Saturday, September 09, 2006

Approaches for Discerning Narrative in Khipus - IV - A Syllable based Knot / Pendant System

In recent years, historian Dr. Clara Miccinelli, a descendant of a neopolitan noble family from the Universtity of Bologna caused stir in the Khipu researching world by publishing the text of a previously unknown manuscript attributed to the 16-17th century Peruvian Jesuit priest named Blas Valera or a desciple. Her book, Quipu: Il Nodo Parlante dei Misteriosi Incas, written in Italian is based in large part on this manuscript.

A fascinating figure in his own right, Blas Valera, a mestizo, was an apologist for the indigenous peoples of his country. This made him contraversial figure and at some point he was actually expelled from Peru on account of this.

In the manuscript, the writer proposed a system utilizing 40 key Quechua words. Each of these words was represented by a pendant symbol which would be attached to pendant chords of a khipu. Below this pendant symbol would a knot or series of knots on the pendant chord would indicate which of the syllables of from the key word represented by the pendant symbol were to be used to progressively create a word.

The writer of the manuscript noted what was noted in part III of this series of posts, that characteristic of Quechua is a paucity of sounds and of words, and that modifications on the root meanings of words was made the addition of suffixes.

Manuscript included a picture portraying a khipu, encoding a famous Inca hymn using the pendant symbol system described above Sumac Nusta.

The most obvious problem with the system proposed by the writer of this manuscript is that, as of yet, no khipu has ever been found which utilizes the system of pendants (rather than simply pendant chords) described in the manuscript.

Many khipu experts have questioned whether the manuscript a forgery. This has not stopped Miccinelli from continuing to publish. And she has defended the system based on 40 key words in part on basis of a 16th century drawing from among a series of drawings by Guaman P. d'Ayala. Picture in question shows a Peruvian man with a khipu in hand next to a yucana (an Inca counting device similar to an abacus) in which the counting elements of this particular yucana happened to be the first four elements of the Fibinacci series (1,2,3,5) which when used for addition could be interpreted as a base 39-40 counting system.

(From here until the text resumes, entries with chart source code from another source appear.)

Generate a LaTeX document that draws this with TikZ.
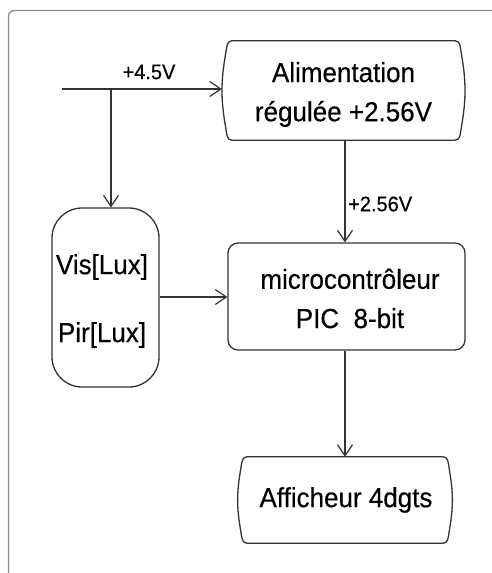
\documentclass[tikz,border=0pt]{standalone}
\usepackage{fontspec}
\setmainfont{Liberation Sans}[FakeBold=0.35]
\usetikzlibrary{arrows.meta,calc}
\tikzset{
  boxline/.style={draw=black!80, line width=1.3pt},
  conn/.style={draw=black!80, line width=1.3pt, -{Straight Barb[length=11pt,width=15pt,line width=1.2pt]}},
  boxtext/.style={font=\fontsize{26}{37}\selectfont, align=center, inner sep=0pt, yscale=1.06, transform shape},
  lbl/.style={font=\fontsize{20}{24}\selectfont, inner sep=0pt, yscale=1.06, transform shape}
}
\newcommand\tapebox[1]{%
  \draw[boxline] ($(#1.north west)+(10,0)$) -- ($(#1.north east)+(-10,0)$)
    to[out=0,in=100] ($(#1.north east)+(-4,12)$)
    to[out=-80,in=80] ($(#1.south east)+(-4,-12)$)
    to[out=-100,in=0] ($(#1.south east)+(-10,0)$)
    -- ($(#1.south west)+(10,0)$)
    to[out=180,in=-80] ($(#1.south west)+(4,-12)$)
    to[out=100,in=-100] ($(#1.north west)+(4,12)$)
    to[out=80,in=180] ($(#1.north west)+(10,0)$) -- cycle;}
\begin{document}
\begin{tikzpicture}[x=1pt,y=-1pt]
\useasboundingbox (0,0) rectangle (492,573);
\fill[white] (0,0) rectangle (492,573);
\begin{scope}
\clip (0,0) rectangle (492,573);
\draw[black!45, line width=1.3pt, rounded corners=6pt] (8.5,620) -- (8.5,10.5) -- (540,10.5);
\end{scope}
% nodes
\node[minimum width=243pt, minimum height=99pt, inner sep=0pt] (alim) at (343.5,90.5) {};
\node[boxtext] (alimtxt) at (343.5,94.5) {Alimentation\\régulée +2.56V};
\node[boxline, rounded corners=30pt, minimum width=107pt, minimum height=179pt, inner sep=0pt] (cap) at (105.5,297.5) {};
\node[boxtext] (vis) at (102,267) {Vis[Lux]};
\node[boxtext] (pir) at (102,335) {Pir[Lux]};
\node[boxline, rounded corners=10pt, minimum width=237pt, minimum height=107pt, inner sep=0pt] (mcu) at (346.5,296.5) {};
\node[boxtext] (mcutxt) at (350,298.5) {microcontrôleur\\PIC\ \ 8-bit};
\node[minimum width=216pt, minimum height=86pt, inner sep=0pt] (aff) at (345,500) {};
\node[boxtext] (afftxt) at (346,500) {Afficheur 4dgts};
\tapebox{alim}
\tapebox{aff}
% connectors
\coordinate (in) at (62,89);
\coordinate (br) at (111,89);
\draw[conn] (in) -- (in -| alim.west);
\draw[conn] (br) -- (br |- cap.north);
\draw[conn] (cap.east |- 0,297) -- (mcu.west |- 0,297);
\draw[conn] (alim.south -| 345,0) -- (mcu.north -| 345,0);
\draw[conn] (mcu.south -| 345,0) -- (aff.north -| 345,0);
% labels
\node[lbl] (v45) at (149,72) {+4.5V};
\node[lbl, anchor=west] (v256) at (348,204) {+2.56V};
\end{tikzpicture}
\end{document}
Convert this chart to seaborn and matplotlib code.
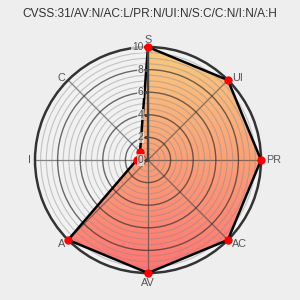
import numpy as np
import matplotlib
matplotlib.use("Agg")
import matplotlib.pyplot as plt
from matplotlib.colors import LinearSegmentedColormap
import seaborn as sns

sns.set_style("white")
plt.rcParams['font.family'] = ['Liberation Sans', 'DejaVu Sans']

title = "CVSS:31/AV:N/AC:L/PR:N/UI:N/S:C/C:N/I:N/A:H"
categories = ["S", "UI", "PR", "AC", "AV", "A", "I", "C"]
values = [10, 10, 10, 10, 10, 10, 1, 1]
r_ticks = [0, 2, 4, 6, 8, 10]
r_tick_labels = ["0", "2", "4", "6", "8", "10"]

n = len(categories)
theta = np.arange(n) * 2 * np.pi / n

fig = plt.figure(figsize=(3, 3), dpi=100, facecolor="#eeeeee")
ax = fig.add_axes([0.1167, 0.09, 0.7533, 0.7533], projection="polar")
ax.set_facecolor("#f1f1f1")
ax.set_theta_zero_location("N")
ax.set_theta_direction(-1)
ax.set_ylim(0, 10)

# grid
ax.set_xticks(theta)
ax.set_xticklabels([])
ax.set_yticks([2, 4, 6, 8])
ax.set_yticklabels([])
ax.set_yticks(np.arange(0.5, 10, 0.5), minor=True)
ax.yaxis.grid(True, which="major", color="#3a3a3a", lw=1.0, alpha=0.75)
ax.yaxis.grid(True, which="minor", color="#888888", lw=0.8, alpha=0.45)
ax.xaxis.grid(True, color="#3a3a3a", lw=0.9, alpha=0.6)
ax.tick_params(axis="y", which="both", length=0)
ax.spines["polar"].set_color("#333333")
ax.spines["polar"].set_linewidth(1.8)

# gradient fill clipped to polygon
tc = np.append(theta, theta[0])
vc = np.append(values, values[0])
poly = ax.fill(tc, vc, facecolor="none", edgecolor="none")[0]
cmap = LinearSegmentedColormap.from_list("g", ["#ff7474", "#fa9f78", "#f8ca80"])
tg = np.linspace(0, 2 * np.pi, 361)
rg = np.linspace(0, 10.2, 80)
T, R = np.meshgrid(tg, rg)
Y = R * np.cos(T)
mesh = ax.pcolormesh(T, R, Y[:-1, :-1], cmap=cmap, vmin=-10, vmax=10, shading="flat", zorder=0.5)
mesh.set_clip_path(poly)

ax.plot(tc, vc, color="black", lw=1.8, zorder=3)

# radial axis line with ticks
ax.plot([0, 0], [0, 10], color="#444444", lw=1.6, zorder=3.5)
ax.plot(np.zeros(len(r_ticks)), r_ticks, linestyle="none", marker=0, markersize=3,
        color="#444444", zorder=3.5)

ax.plot(theta, values, linestyle="none", marker="o", markersize=5,
        color="#ff0000", zorder=4, clip_on=False)

for t, lab in zip(r_ticks, r_tick_labels):
    ax.annotate(lab, xy=(0, t), xytext=(-3.5, 0), textcoords="offset points",
                ha="right", va="center", fontsize=7.4, color="#555555", zorder=6,
                annotation_clip=False,
                bbox=dict(boxstyle="square,pad=0.05", facecolor="#f1f1f1",
                          edgecolor="none", alpha=0.7))

# category labels: (dx, dy) in pixels, alignment
label_offsets = {
    "S": (0, 2, "center", "bottom"),
    "UI": (4, 2, "left", "center"),
    "PR": (5, 0, "left", "center"),
    "AC": (4, -4, "left", "center"),
    "AV": (0, -5, "center", "top"),
    "A": (-3, -4, "right", "center"),
    "I": (-4.5, 0, "right", "center"),
    "C": (-3, 2, "right", "center"),
}
for th, lab in zip(theta, categories):
    dx, dy, ha, va = label_offsets[lab]
    ax.annotate(lab, xy=(th, 10), xytext=(dx * 0.72, dy * 0.72), textcoords="offset points",
                ha=ha, va=va, fontsize=7.8, color="#555555", annotation_clip=False)

fig.text(0.5, 0.953, title, ha="center", va="center", fontsize=8.6, color="#333333")

fig.savefig("out.png", dpi=100, facecolor="#eeeeee")
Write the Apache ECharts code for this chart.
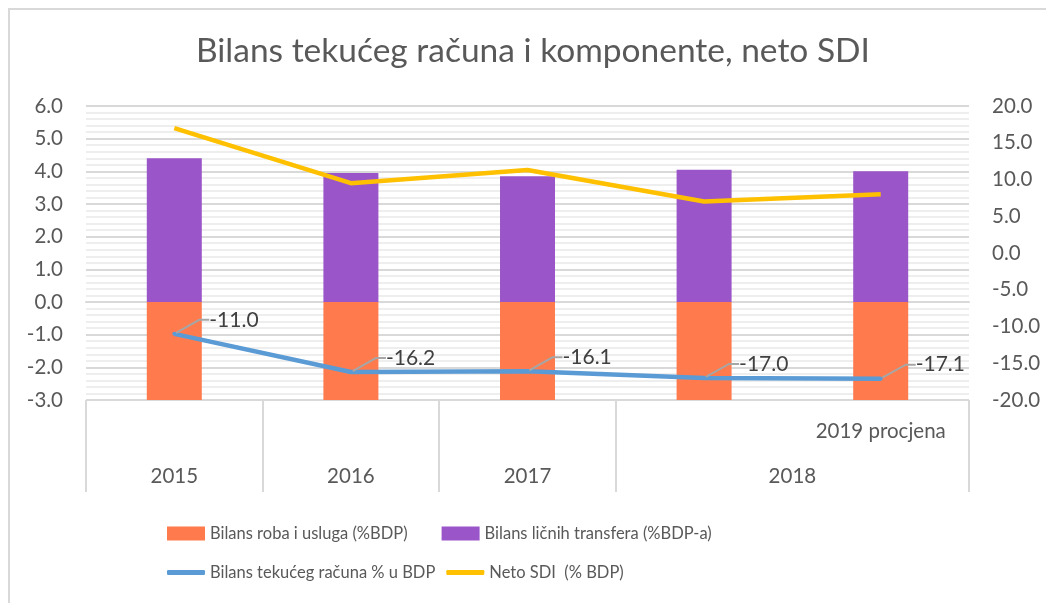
<!DOCTYPE html>
<html style="height: 100%">
<head>
<meta charset="utf-8">
</head>
<body style="height: 100%; margin: 0; background: #fff">
<div id="frame" style="position: absolute; left: 8px; top: 8px; width: 1100px; height: 700px; border-left: 2px solid #d9d9d9; border-top: 2px solid #d9d9d9;"></div>
<div id="container" style="position: absolute; left: 0; top: 0; width: 1046px; height: 603px"></div>
<script type="text/javascript" src="https://cdn.jsdelivr.net/npm/echarts/dist/echarts.min.js"></script>
<script type="text/javascript">
var dom = document.getElementById("container");
var myChart = echarts.init(dom);

// kategorije (gornji red ose)
var categories = ['2015', '2016', '2017', '2018', '2019 procjena'];
// donji red ose: godine i njihov polozaj (sredina grupe)
var yearLabels = ['2015', '2016', '2017', '2018'];
var yearPositions = [0.5, 1.5, 2.5, 4];
var groupBorders = [0, 1, 2, 3, 5];

// serije
var robaUsluga = [-21.5, -23.3, -23.4, -25.0, -25.3];   // odsjeceno na -3
var licniTransferi = [4.4, 3.95, 3.85, 4.05, 4.0];
var tekuciRacun = [-11.0, -16.2, -16.1, -17.0, -17.1];
var netoSDI = [17.0, 9.5, 11.3, 7.0, 8.0];

var font = 'Lato';
var grey = '#595959';

var option = {
    animation: false,
    textStyle: {fontFamily: font},
    title: {
        text: 'Bilans tekućeg računa i komponente, neto SDI',
        left: 191,
        top: 29,
        textStyle: {fontFamily: font, fontSize: 33.5, fontWeight: 'normal', color: grey}
    },
    legend: [
        {
            data: ['Bilans roba i usluga (%BDP)', 'Bilans ličnih transfera (%BDP-a)'],
            left: 162, top: 520,
            icon: 'rect', itemWidth: 38, itemHeight: 14, itemGap: 34,
            textStyle: {fontFamily: font, fontSize: 16.5, color: grey}
        },
        {
            data: ['Bilans tekućeg računa % u BDP', 'Neto SDI  (% BDP)'],
            left: 162, top: 559,
            icon: 'roundRect', itemWidth: 38, itemHeight: 5, itemGap: 11,
            textStyle: {fontFamily: font, fontSize: 16.5, color: grey}
        }
    ],
    grid: {left: 86, right: 77, top: 106, bottom: 203},
    xAxis: [
        {
            type: 'category',
            data: categories,
            axisLine: {lineStyle: {color: '#d9d9d9', width: 2}},
            axisTick: {show: false},
            axisLabel: {
                margin: 21, fontSize: 20.5, color: grey, fontFamily: font,
                formatter: function (v) { return v === '2019 procjena' ? v : ''; }
            }
        },
        {
            type: 'value',
            position: 'bottom',
            min: 0, max: 5,
            axisLine: {show: false, onZero: false},
            splitLine: {show: false},
            axisTick: {
                show: true, length: 92, customValues: groupBorders,
                lineStyle: {color: '#d9d9d9', width: 2}
            },
            axisLabel: {
                margin: 66, fontSize: 20.5, color: grey, fontFamily: font,
                customValues: yearPositions,
                formatter: function (v) { return yearLabels[yearPositions.indexOf(v)]; }
            }
        }
    ],
    yAxis: [
        {
            type: 'value',
            min: -3, max: 6, interval: 1,
            axisLine: {show: false},
            axisTick: {show: false},
            axisLabel: {
                margin: 23, fontSize: 20.5, color: grey, fontFamily: font,
                formatter: function (v) { return v.toFixed(1); }
            },
            splitLine: {lineStyle: {color: '#d9d9d9', width: 2}},
            minorTick: {show: false, splitNumber: 5},
            minorSplitLine: {show: true, lineStyle: {color: '#eeeeee', width: 2}}
        },
        {
            type: 'value',
            min: -20, max: 20, interval: 5,
            axisLine: {show: false},
            axisTick: {show: false},
            splitLine: {show: false},
            axisLabel: {
                margin: 23, fontSize: 20.5, color: grey, fontFamily: font,
                formatter: function (v) { return v.toFixed(1); }
            }
        }
    ],
    series: [
        {
            name: 'Bilans roba i usluga (%BDP)',
            type: 'bar', stack: 'bilans', barWidth: 55,
            itemStyle: {color: '#ff7b4d'},
            data: robaUsluga
        },
        {
            name: 'Bilans ličnih transfera (%BDP-a)',
            type: 'bar', stack: 'bilans', barWidth: 55,
            itemStyle: {color: '#9a55c9'},
            data: licniTransferi
        },
        {
            name: 'Bilans tekućeg računa % u BDP',
            type: 'line', yAxisIndex: 1,
            symbol: 'circle', symbolSize: 4,
            lineStyle: {color: '#5b9bd5', width: 4.5},
            itemStyle: {color: '#5b9bd5'},
            label: {
                show: true, position: 'right', distance: 4,
                fontSize: 21, color: '#404040', fontFamily: font,
                formatter: function (p) { return p.value.toFixed(1); }
            },
            labelLayout: {dx: 29, dy: -14},
            labelLine: {show: true, length2: 10, lineStyle: {color: '#a6a6a6', width: 2}},
            data: tekuciRacun
        },
        {
            name: 'Neto SDI  (% BDP)',
            type: 'line', yAxisIndex: 1,
            symbol: 'none',
            lineStyle: {color: '#ffc000', width: 4.5},
            itemStyle: {color: '#ffc000'},
            data: netoSDI
        }
    ]
};
myChart.setOption(option);
</script>
</body>
</html>
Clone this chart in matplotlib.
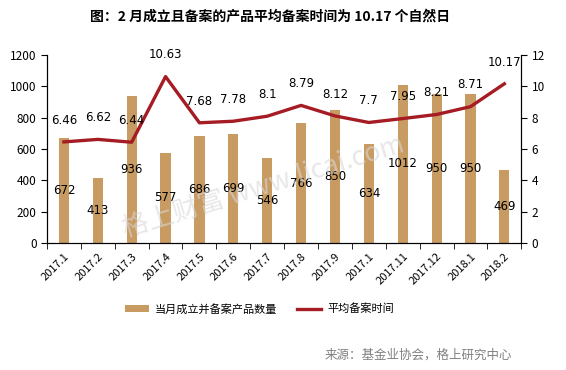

All chroniclers of the Inca past from the Colonial era, both Spanish and Mestizo, had written that the Incas used a decimal (base-10) counting system. So this could suggest, that this yucana was used for something other than counting.

However, it should be noted that in his book, W. Burns Glynn, Decodificacion de Quipu, uses the same image by Guaman P. d'Ayala to defend his 10 consonant writing system (which will be explained in the next Post in this series).

What to make of the manuscript showing a base-40 khipu of a style that has never been found, and a picture of a yucana suggesting the possibility of a base-40 system that appears to have never been used except in the picture given?

Various people have suggested that the manuscript is a forgery or a fraud. Interestingly, Sabine Hyland, author of a recent biography about Blas Valera entitled: The Jesuit and the Incas - The Extraordinary Life of Padre Blas Valera, SJ (Ann Arbor: University of Michigan Press, 2004), suggested that if the manuscript in question were a forgery or fraud, it may not be a 20th century forgery or fraud but rather a 17th century one.

Here, I would suggest that it needs to be remembered that Blas was an apologist for the Andean peoples of his day and in his mind, he need not have been trying to show how the Incas actually used khipus to record narrative information, but rather how they could have done so.

In my previous post, I noted that characteristic to the Quechua language is the relative paucity of both consonant / vowel sounds, and when I did a calculation of the number of possible letter combinations to form 2 letter syllables, the number came to about 36. Accounting for a number of syllable combinations that my rough calculation may have missed, a number of 40 for the number of generally occurring Quechua syllables, is certainly a possibility.

So Blas Valera may have of heard somewhere of a 40 sign syllable-based system for "writing" using khipus. And maybe even Guaman P. d'Ayala heard independently of such a system as well.

Thus, what is clear is the following: (1) While the nature of the Quechua language is such, that a 40 element syllable system for encoding information in Quechua would be possible, (2) as of yet, no evidence has come to light (no khipu in hand) which, in fact, has been shown to have encoded information using such a system.